А он улыбнулся вежливо и отвечает: "Не надо, не беспокойтесь". Пересел на диван ко мне, посадил меня на колени и говорит, гладя волосы. "Ну, подремлите еще!" И - представьте же себе! - я опять заснула, - скандал! Понимаю, конечно, что это нехорошо, но - не могу! Он так нежно покачивает меня, и так уютно с ним, открою глаза, улыбнусь, и он улыбнется. Кажется, я даже и совсем спала, когда он встряхнул меня осторожно и сказал: "Ну, прощайте, мне надо идти". И кладет на стол двадцать пять рублей. "Послушайте, говорю, как же это?" Конечно, очень сконфузилась, извиняюсь, так смешно все это вышло, необыкновенно как-то. А он засмеялся тихонько, пожал мне руку и - даже поцеловал. Ушел, а когда я уходила, слуга говорит: "Знаешь, кто с тобой был? Блок, поэт - смотри!" И показал мне портрет в журнале, - вижу: верно, это он самый. "Боже мой, думаю, как глупо вышло!"

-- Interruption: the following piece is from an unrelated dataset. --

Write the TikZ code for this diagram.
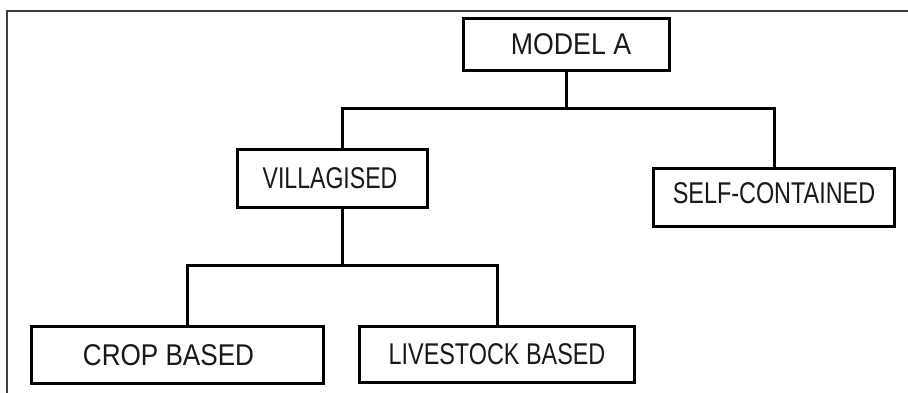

И действительно, на ее курносом, задорном лице, в плутоватых глазах бездомной собачонки мелькнуло отражение сердечной печали и обиды. Отдал барышне все деньги, какие были со мною, и с того часа почувствовал Блока очень понятным и близким.

Нравится мне его строгое лицо и голова флорентийца эпохи Возрождения.